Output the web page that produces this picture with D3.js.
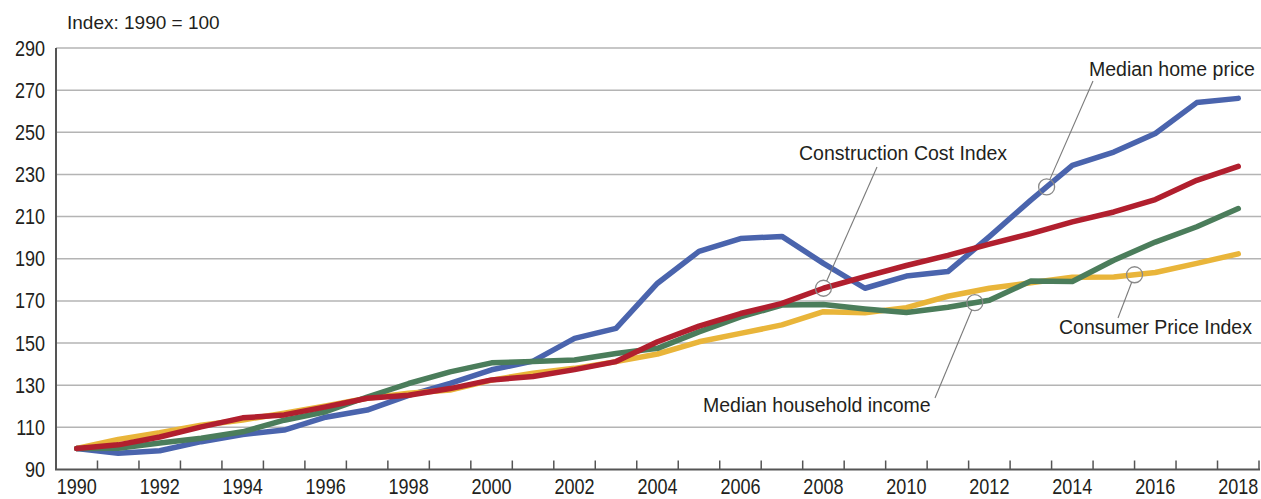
<!DOCTYPE html>
<html>
<head>
<meta charset="utf-8">
<script src="https://cdn.jsdelivr.net/npm/d3@7"></script>
<style>
  body { margin: 0; background: #fff; }
  .tick-label { font-family: "Liberation Sans", Arial, sans-serif; font-size: 22px; fill: #231f20; }
  .note { font-family: "Liberation Sans", Arial, sans-serif; font-size: 19.5px; fill: #231f20; }
</style>
</head>
<body>
<div id="chart"></div>
<script>
// years on the x axis
var years = d3.range(1990, 2019);
var yearLabels = years.filter(function(d) { return d % 2 === 0; });
var yTicks = [90, 110, 130, 150, 170, 190, 210, 230, 250, 270, 290];

// index values, 1990 = 100
var homePrice = [100, 97.7, 98.9, 103.2, 106.6, 108.7, 114.8, 118.2, 125.2, 130.9, 137.3, 141.4, 152.2, 157, 178.4, 193.5, 199.6, 200.6, 187.8, 176, 181.8, 183.9, 200.5, 217.8, 234.3, 240.6, 249.4, 264.1, 266.1];
var constructionCost = [100, 101.7, 105.4, 110.2, 114.5, 115.9, 119.7, 123.8, 125.2, 128.4, 132.5, 134.1, 137.4, 141.2, 150.6, 158, 164, 168.8, 176, 181.5, 186.8, 191.6, 196.9, 201.9, 207.5, 212.2, 218.1, 227.2, 233.8];
var householdIncome = [100, 100.1, 102.6, 104.8, 107.9, 113.4, 117.4, 124.4, 130.8, 136.3, 140.6, 141.2, 142, 145, 147.5, 155.3, 162.4, 168, 168.3, 166.2, 164.5, 167, 170.3, 179.4, 179.2, 189.3, 197.9, 205.2, 213.8];
var cpi = [100, 104.3, 107.4, 111, 113.5, 116.7, 120.1, 123.8, 126.2, 127.7, 132.4, 135.7, 138, 141.2, 144.8, 150.6, 154.6, 158.6, 164.9, 164.4, 166.8, 172.2, 176, 178.6, 181.2, 181.3, 183.5, 187.8, 192.3];

// drawing order: last on top
var series = [
  { name: "Median home price", values: homePrice, color: "#4a64ad" },
  { name: "Consumer Price Index", values: cpi, color: "#e9b53a" },
  { name: "Median household income", values: householdIncome, color: "#4b7d5b" },
  { name: "Construction Cost Index", values: constructionCost, color: "#b11f2e" }
];

// callouts: which line, where on it (year), and where the label sits
var notes = [
  { series: 3, at: 2008, label: "Construction Cost Index", tx: 799, ty: 160, lx: 877, ly: 167 },
  { series: 0, at: 2013.38, label: "Median home price", tx: 1089, ty: 76, lx: 1093, ly: 81 },
  { series: 2, at: 2011.65, label: "Median household income", tx: 703, ty: 412, lx: 935, ly: 398 },
  { series: 1, at: 2015.5, label: "Consumer Price Index", tx: 1059, ty: 334, lx: 1118, ly: 318 }
];

var W = 1261, H = 499;
var plotLeft = 56, plotRight = 1259, plotTop = 48, plotBottom = 469.5;
var SQUEEZE = 0.82; // tick labels use a condensed face in the original

var svg = d3.select("#chart").append("svg")
  .attr("width", W)
  .attr("height", H);

var x = d3.scaleBand().domain(years).range([plotLeft, plotRight]).padding(0);
var y = d3.scaleLinear().domain([90, 290]).range([plotBottom, plotTop]);

var xc = function(yr) { return x(yr) + x.bandwidth() / 2; };

// value along a series at a fractional year
var valueAt = function(vals, t) {
  var i = Math.floor(t - 1990), f = (t - 1990) - i;
  if (i >= vals.length - 1) return vals[vals.length - 1];
  return vals[i] + (vals[i + 1] - vals[i]) * f;
};

// gridlines
svg.append("g")
  .selectAll("line")
  .data(yTicks.filter(function(d) { return d > 90; }))
  .enter().append("line")
  .attr("x1", plotLeft).attr("x2", W)
  .attr("y1", function(d) { return y(d); })
  .attr("y2", function(d) { return y(d); })
  .attr("stroke", "#b4b4b4")
  .attr("stroke-width", 1.5);

// y axis
var yAxis = d3.axisLeft(y).tickValues(yTicks).tickSize(0).tickPadding(11);
var yg = svg.append("g")
  .attr("transform", "translate(" + plotLeft + ",0)")
  .call(yAxis);
yg.select(".domain").remove();
yg.attr("font-family", null).attr("font-size", null);
yg.selectAll("text")
  .attr("class", "tick-label")
  .attr("fill", null)
  .attr("x", -11 / SQUEEZE)
  .attr("transform", "scale(" + SQUEEZE + ",1)");

svg.append("line")
  .attr("x1", plotLeft).attr("x2", plotLeft)
  .attr("y1", plotTop).attr("y2", plotBottom)
  .attr("stroke", "#555")
  .attr("stroke-width", 2);

// x axis labels
var xAxis = d3.axisBottom(x).tickValues(yearLabels).tickSize(0).tickPadding(9);
var xg = svg.append("g")
  .attr("transform", "translate(0," + plotBottom + ")")
  .call(xAxis);
xg.select(".domain").remove();
xg.attr("font-family", null).attr("font-size", null);
xg.selectAll("text")
  .attr("class", "tick-label")
  .attr("fill", null)
  .attr("transform", "scale(" + SQUEEZE + ",1)");

// x axis line and inward ticks at year boundaries
svg.append("line")
  .attr("x1", plotLeft - 1).attr("x2", plotRight + 1)
  .attr("y1", plotBottom).attr("y2", plotBottom)
  .attr("stroke", "#555")
  .attr("stroke-width", 2);

svg.append("g")
  .selectAll("line")
  .data(years)
  .enter().append("line")
  .attr("x1", function(d) { return x(d) + x.step(); })
  .attr("x2", function(d) { return x(d) + x.step(); })
  .attr("y1", plotBottom)
  .attr("y2", plotBottom - 9)
  .attr("stroke", "#555")
  .attr("stroke-width", 1.5);

// index note
svg.append("text")
  .attr("class", "note")
  .attr("x", 67)
  .attr("y", 29)
  .style("font-size", "19px")
  .text("Index: 1990 = 100");

// lines
var line = d3.line()
  .x(function(d, i) { return xc(years[i]); })
  .y(function(d) { return y(d); });

svg.append("g")
  .selectAll("path")
  .data(series)
  .enter().append("path")
  .attr("d", function(d) { return line(d.values); })
  .attr("fill", "none")
  .attr("stroke", function(d) { return d.color; })
  .attr("stroke-width", 5.5)
  .attr("stroke-linejoin", "round")
  .attr("stroke-linecap", "round");

// callouts
var R = 8;
var ng = svg.append("g");
notes.forEach(function(n) {
  var cx = xc(1990) + (n.at - 1990) * x.step();
  var cy = y(valueAt(series[n.series].values, n.at));
  var dx = n.lx - cx, dy = n.ly - cy, len = Math.sqrt(dx * dx + dy * dy);

  ng.append("circle")
    .attr("cx", cx).attr("cy", cy).attr("r", R)
    .attr("fill", "none")
    .attr("stroke", "#8a8a8a")
    .attr("stroke-width", 1.3);

  ng.append("line")
    .attr("x1", cx + dx / len * R).attr("y1", cy + dy / len * R)
    .attr("x2", n.lx).attr("y2", n.ly)
    .attr("stroke", "#7a7a7a")
    .attr("stroke-width", 1.1);

  ng.append("text")
    .attr("class", "note")
    .attr("x", n.tx)
    .attr("y", n.ty)
    .text(n.label);
});
</script>
</body>
</html>
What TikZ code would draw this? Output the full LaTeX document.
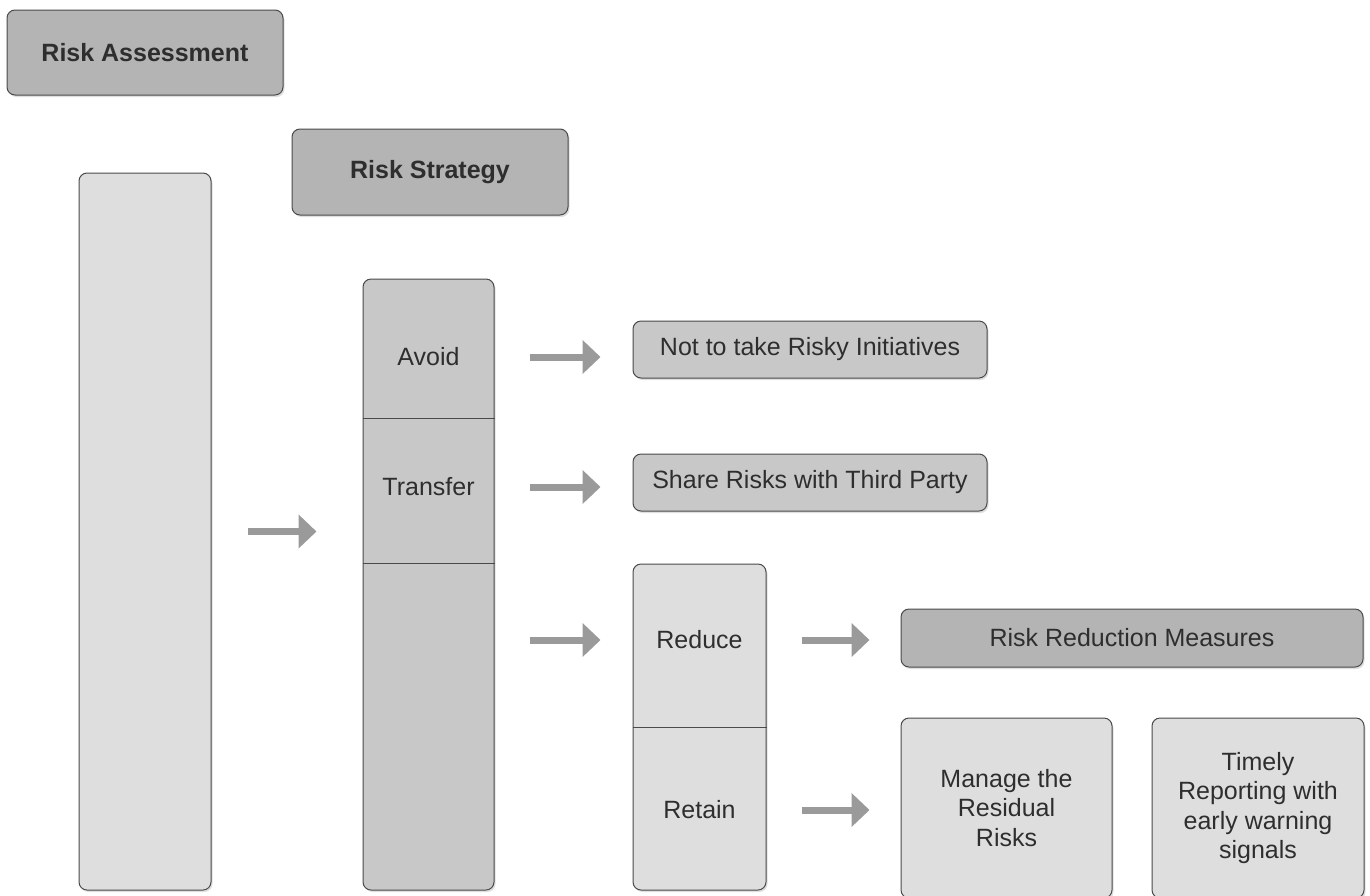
::::::
*Objective*. From the material above, copy everything exactly but the pictures.

*Answer to this problem*.
Output the web page that produces this picture with D3.js.
<!DOCTYPE html>
<html>
<head>
<meta charset="utf-8">
<script src="https://cdn.jsdelivr.net/npm/d3@7"></script>
<style>
  body { margin: 0; background: #fff; }
  .tick-label { font-family: "Liberation Sans", Arial, sans-serif; font-size: 22px; fill: #231f20; }
  .note { font-family: "Liberation Sans", Arial, sans-serif; font-size: 19.5px; fill: #231f20; }
</style>
</head>
<body>
<div id="chart"></div>
<script>
// years on the x axis
var years = d3.range(1990, 2019);
var yearLabels = years.filter(function(d) { return d % 2 === 0; });
var yTicks = [90, 110, 130, 150, 170, 190, 210, 230, 250, 270, 290];

// index values, 1990 = 100
var homePrice = [100, 97.7, 98.9, 103.2, 106.6, 108.7, 114.8, 118.2, 125.2, 130.9, 137.3, 141.4, 152.2, 157, 178.4, 193.5, 199.6, 200.6, 187.8, 176, 181.8, 183.9, 200.5, 217.8, 234.3, 240.6, 249.4, 264.1, 266.1];
var constructionCost = [100, 101.7, 105.4, 110.2, 114.5, 115.9, 119.7, 123.8, 125.2, 128.4, 132.5, 134.1, 137.4, 141.2, 150.6, 158, 164, 168.8, 176, 181.5, 186.8, 191.6, 196.9, 201.9, 207.5, 212.2, 218.1, 227.2, 233.8];
var householdIncome = [100, 100.1, 102.6, 104.8, 107.9, 113.4, 117.4, 124.4, 130.8, 136.3, 140.6, 141.2, 142, 145, 147.5, 155.3, 162.4, 168, 168.3, 166.2, 164.5, 167, 170.3, 179.4, 179.2, 189.3, 197.9, 205.2, 213.8];
var cpi = [100, 104.3, 107.4, 111, 113.5, 116.7, 120.1, 123.8, 126.2, 127.7, 132.4, 135.7, 138, 141.2, 144.8, 150.6, 154.6, 158.6, 164.9, 164.4, 166.8, 172.2, 176, 178.6, 181.2, 181.3, 183.5, 187.8, 192.3];

// drawing order: last on top
var series = [
  { name: "Median home price", values: homePrice, color: "#4a64ad" },
  { name: "Consumer Price Index", values: cpi, color: "#e9b53a" },
  { name: "Median household income", values: householdIncome, color: "#4b7d5b" },
  { name: "Construction Cost Index", values: constructionCost, color: "#b11f2e" }
];

// callouts: which line, where on it (year), and where the label sits
var notes = [
  { series: 3, at: 2008, label: "Construction Cost Index", tx: 799, ty: 160, lx: 877, ly: 167 },
  { series: 0, at: 2013.38, label: "Median home price", tx: 1089, ty: 76, lx: 1093, ly: 81 },
  { series: 2, at: 2011.65, label: "Median household income", tx: 703, ty: 412, lx: 935, ly: 398 },
  { series: 1, at: 2015.5, label: "Consumer Price Index", tx: 1059, ty: 334, lx: 1118, ly: 318 }
];

var W = 1261, H = 499;
var plotLeft = 56, plotRight = 1259, plotTop = 48, plotBottom = 469.5;
var SQUEEZE = 0.82; // tick labels use a condensed face in the original

var svg = d3.select("#chart").append("svg")
  .attr("width", W)
  .attr("height", H);

var x = d3.scaleBand().domain(years).range([plotLeft, plotRight]).padding(0);
var y = d3.scaleLinear().domain([90, 290]).range([plotBottom, plotTop]);

var xc = function(yr) { return x(yr) + x.bandwidth() / 2; };

// value along a series at a fractional year
var valueAt = function(vals, t) {
  var i = Math.floor(t - 1990), f = (t - 1990) - i;
  if (i >= vals.length - 1) return vals[vals.length - 1];
  return vals[i] + (vals[i + 1] - vals[i]) * f;
};

// gridlines
svg.append("g")
  .selectAll("line")
  .data(yTicks.filter(function(d) { return d > 90; }))
  .enter().append("line")
  .attr("x1", plotLeft).attr("x2", W)
  .attr("y1", function(d) { return y(d); })
  .attr("y2", function(d) { return y(d); })
  .attr("stroke", "#b4b4b4")
  .attr("stroke-width", 1.5);

// y axis
var yAxis = d3.axisLeft(y).tickValues(yTicks).tickSize(0).tickPadding(11);
var yg = svg.append("g")
  .attr("transform", "translate(" + plotLeft + ",0)")
  .call(yAxis);
yg.select(".domain").remove();
yg.attr("font-family", null).attr("font-size", null);
yg.selectAll("text")
  .attr("class", "tick-label")
  .attr("fill", null)
  .attr("x", -11 / SQUEEZE)
  .attr("transform", "scale(" + SQUEEZE + ",1)");

svg.append("line")
  .attr("x1", plotLeft).attr("x2", plotLeft)
  .attr("y1", plotTop).attr("y2", plotBottom)
  .attr("stroke", "#555")
  .attr("stroke-width", 2);

// x axis labels
var xAxis = d3.axisBottom(x).tickValues(yearLabels).tickSize(0).tickPadding(9);
var xg = svg.append("g")
  .attr("transform", "translate(0," + plotBottom + ")")
  .call(xAxis);
xg.select(".domain").remove();
xg.attr("font-family", null).attr("font-size", null);
xg.selectAll("text")
  .attr("class", "tick-label")
  .attr("fill", null)
  .attr("transform", "scale(" + SQUEEZE + ",1)");

// x axis line and inward ticks at year boundaries
svg.append("line")
  .attr("x1", plotLeft - 1).attr("x2", plotRight + 1)
  .attr("y1", plotBottom).attr("y2", plotBottom)
  .attr("stroke", "#555")
  .attr("stroke-width", 2);

svg.append("g")
  .selectAll("line")
  .data(years)
  .enter().append("line")
  .attr("x1", function(d) { return x(d) + x.step(); })
  .attr("x2", function(d) { return x(d) + x.step(); })
  .attr("y1", plotBottom)
  .attr("y2", plotBottom - 9)
  .attr("stroke", "#555")
  .attr("stroke-width", 1.5);

// index note
svg.append("text")
  .attr("class", "note")
  .attr("x", 67)
  .attr("y", 29)
  .style("font-size", "19px")
  .text("Index: 1990 = 100");

// lines
var line = d3.line()
  .x(function(d, i) { return xc(years[i]); })
  .y(function(d) { return y(d); });

svg.append("g")
  .selectAll("path")
  .data(series)
  .enter().append("path")
  .attr("d", function(d) { return line(d.values); })
  .attr("fill", "none")
  .attr("stroke", function(d) { return d.color; })
  .attr("stroke-width", 5.5)
  .attr("stroke-linejoin", "round")
  .attr("stroke-linecap", "round");

// callouts
var R = 8;
var ng = svg.append("g");
notes.forEach(function(n) {
  var cx = xc(1990) + (n.at - 1990) * x.step();
  var cy = y(valueAt(series[n.series].values, n.at));
  var dx = n.lx - cx, dy = n.ly - cy, len = Math.sqrt(dx * dx + dy * dy);

  ng.append("circle")
    .attr("cx", cx).attr("cy", cy).attr("r", R)
    .attr("fill", "none")
    .attr("stroke", "#8a8a8a")
    .attr("stroke-width", 1.3);

  ng.append("line")
    .attr("x1", cx + dx / len * R).attr("y1", cy + dy / len * R)
    .attr("x2", n.lx).attr("y2", n.ly)
    .attr("stroke", "#7a7a7a")
    .attr("stroke-width", 1.1);

  ng.append("text")
    .attr("class", "note")
    .attr("x", n.tx)
    .attr("y", n.ty)
    .text(n.label);
});
</script>
</body>
</html>
What TikZ code would draw this? Output the full LaTeX document.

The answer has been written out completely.